Established in 1971, the school is the youngest of the elementary schools in Hawai'i Kai. It was built at a time when team-teaching was the rage and the philosophy of schools without walls was in vogue. Today the challenge is to adapt these classrooms to a smaller, more intimate approach to learning.

Yee and her predecessor, Dorothy Pertz, have spent more than a decade working with legislators and the state Department of Education to get walls built to separate the double-sized classrooms, Yee said. So far only one building has been completed. Financing has been approved for the second building, but a contract hasn't been awarded yet, said Yee, who came from Mililani Waena, where she was a vice principal

"We have a lot of expertise on campus, and we will build on that," Yee said. "We want to keep reassessing our mission so it remains alive and meaningful for the students."
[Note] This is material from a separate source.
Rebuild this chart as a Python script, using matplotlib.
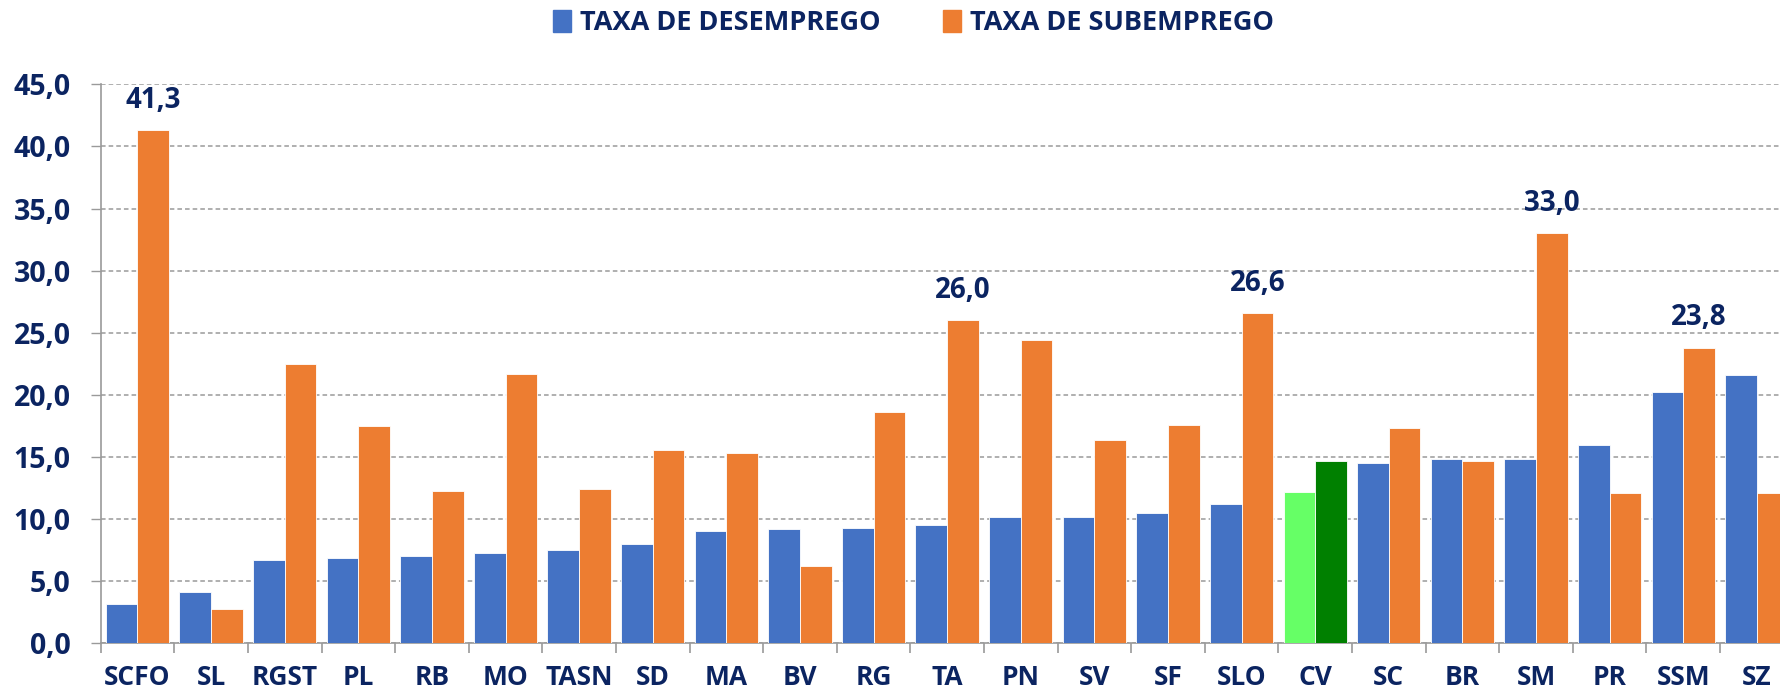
import matplotlib.pyplot as plt
import matplotlib.patches as mpatches
import numpy as np

# values
categories = ['SCFO', 'SL', 'RGST', 'PL', 'RB', 'MO', 'TASN', 'SD', 'MA', 'BV', 'RG', 'TA',
              'PN', 'SV', 'SF', 'SLO', 'CV', 'SC', 'BR', 'SM', 'PR', 'SSM', 'SZ']
desemprego = [3.2, 4.1, 6.7, 6.9, 7.0, 7.3, 7.5, 8.0, 9.0, 9.2, 9.3, 9.5,
              10.2, 10.2, 10.5, 11.2, 12.2, 14.5, 14.8, 14.8, 16.0, 20.2, 21.6]
subemprego = [41.3, 2.8, 22.5, 17.5, 12.3, 21.7, 12.4, 15.6, 15.3, 6.2, 18.6, 26.0,
              24.4, 16.4, 17.6, 26.6, 14.7, 17.3, 14.7, 33.0, 12.1, 23.8, 12.1]
labelled = ['SCFO', 'TA', 'SLO', 'SM', 'SSM']
yticks = np.arange(0, 46, 5)

BLUE = '#4472C4'
ORANGE = '#ED7D31'
NAVY = '#0B2461'
GRID = '#9A9A9A'
FONT = ['Open Sans', 'DejaVu Sans']

fig = plt.figure(figsize=(17.81, 6.97), dpi=100)
ax = fig.add_axes([0.05654, 0.07705, 0.95053, 0.80200])

x = np.arange(len(categories))
w = 0.43
c1 = ['#66FF66' if c == 'CV' else BLUE for c in categories]
c2 = ['#008000' if c == 'CV' else ORANGE for c in categories]

ax.bar(x - w / 2, desemprego, w, color=c1, edgecolor='#FFFFFF', linewidth=0.6, zorder=3)
bars = ax.bar(x + w / 2, subemprego, w, color=c2, edgecolor='#FFFFFF', linewidth=0.6, zorder=3)

for b, cat, v in zip(bars, categories, subemprego):
    if cat in labelled:
        ax.annotate(f'{v:.1f}'.replace('.', ','), (b.get_x() + b.get_width() / 2, v),
                    xytext=(0, 11), textcoords='offset points', ha='center', va='bottom',
                    fontsize=20, fontweight='bold', color=NAVY, family=FONT)

ax.set_xlim(-0.5, len(categories) - 0.5)
ax.set_ylim(0, 45)
ax.set_yticks(yticks)
ax.set_yticklabels([f'{t:.1f}'.replace('.', ',') for t in yticks])
ax.set_xticks(x)
ax.set_xticklabels(categories)
ax.set_xticks(np.arange(-0.5, len(categories), 1), minor=True)

ax.tick_params(axis='x', which='major', length=0, pad=15, labelsize=19, labelcolor=NAVY)
ax.tick_params(axis='x', which='minor', length=7, width=1.2, color=GRID)
ax.tick_params(axis='y', length=7.5, width=1.0, color=GRID, pad=14, labelsize=20.5, labelcolor=NAVY)
for lab in ax.get_xticklabels() + ax.get_yticklabels():
    lab.set_fontweight('bold')
    lab.set_family(FONT)

ax.grid(axis='y', color=GRID, linestyle=(0, (3, 2)), linewidth=1.1, zorder=0)
for s in ['top', 'right']:
    ax.spines[s].set_visible(False)
for s in ['left', 'bottom']:
    ax.spines[s].set_color(GRID)
    ax.spines[s].set_linewidth(1.2)

handles = [mpatches.Patch(color=BLUE, label='TAXA DE DESEMPREGO'),
           mpatches.Patch(color=ORANGE, label='TAXA DE SUBEMPREGO')]
leg = fig.legend(handles=handles, loc='center', bbox_to_anchor=(0.513, 0.967), ncol=2,
                 frameon=False, handlelength=0.65, handleheight=0.9, handletextpad=0.35,
                 columnspacing=2.3, prop={'family': FONT, 'weight': 'bold', 'size': 19.5})
for t in leg.get_texts():
    t.set_color(NAVY)

fig.savefig('out.png', dpi=100)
• What are you most proud of? The school is tied closely to the community. There are parents and retired teachers on campus all the time, helping out. "All we have to do is ask and the volunteers come," Yee said.

• Best-kept secret? Every teacher has a new iMac in his or her classroom. The computer lab is equipped with new iMacs.

• Everybody at our school knows: Mr. Larry, the custodian. "Larry Orta spends his free time in the special-education classroom helping the students. He husks coconuts for the students and fixes slippers when they break. He's been known to help parents start their cars and open locked car doors when the keys are left inside," Yee said.

• Our biggest challenge: Keeping communication open between the established teachers and the new teachers and preserving the culture of the school, the community and Hawai'i.

• What we need: Volunteers to help install new playground equipment for second- and third-graders on Oct. 5. The school also needs light fixtures, light switches, doors and whiteboards after the classroom dividing walls are in place. The school also could use a digital camera and a mixer for the new broadcast program on campus.

• Projects: Finding the money to rewire the school with individual phone lines, data ports and closed-circuit television so that the new broadcast program can be sent to all classrooms.

• Special events: Each year the school has a keiki carnival and fun run. This year the carnival is called a Rainbow of Fun; it's scheduled from 2 to 6 p.m. on Nov. 1. The event is open to the community and features rides, bazaars and games. The money raised is used to support classroom teachers. The fun run/walk, which was started to raise money for the school's playgrounds, is held in May.

• • •

At a glance

• Where: 7788 Hawai'i Kai Drive

• Phone: 397-5800

• Principal: Loretta Yee, at the school for eight months

• School nickname: None. The student council is considering creating a mascot, either a dolphin or a cougar.

• School colors: Blue and white

• Enrollment: 471, with room for 550 students

• SATs: Here's how Kamiloiki Elementary students fared on the most recent Stanford Achievement Test. Listed is the combined percentage of students scoring average and above average, compared with the national combined average of 77 percent. Third-grade reading, 93 percent; math, 93 percent. Fifth-grade reading, 88 percent; math, 93 percent.

• History: Kamiloiki, which means "the little milo tree," opened in 1971 with more than 500 students. The symbol of Kamiloiki Elementary School is three heart-shaped leaves of the milo, which in Hawaiian legend was a sacred tree representing strength and fertility.

• Special features: The symbol of the milo tree is featured on a tiled mural on the wall outside the library that was presented by the class of 1985. A new mural installed this summer is called "Radiant Light of Kamiloiki" and was done by local artist Emiko Mizutani.

• Special programs or classes: Fine arts programs are the school's specialty. Among its special programs are a Fine Arts Festival, where the band and orchestra plays for invited guests and parents, and an Authors Tea for third-graders, in which students get the opportunity to read their works aloud. The school also uses its discretionary funds to pay for an art teacher and a speech coach who works with students after school to prepare for the annual Chevron Speech Festival.

• Computers: About 50, including 30 in the computer lab and one in each classroom.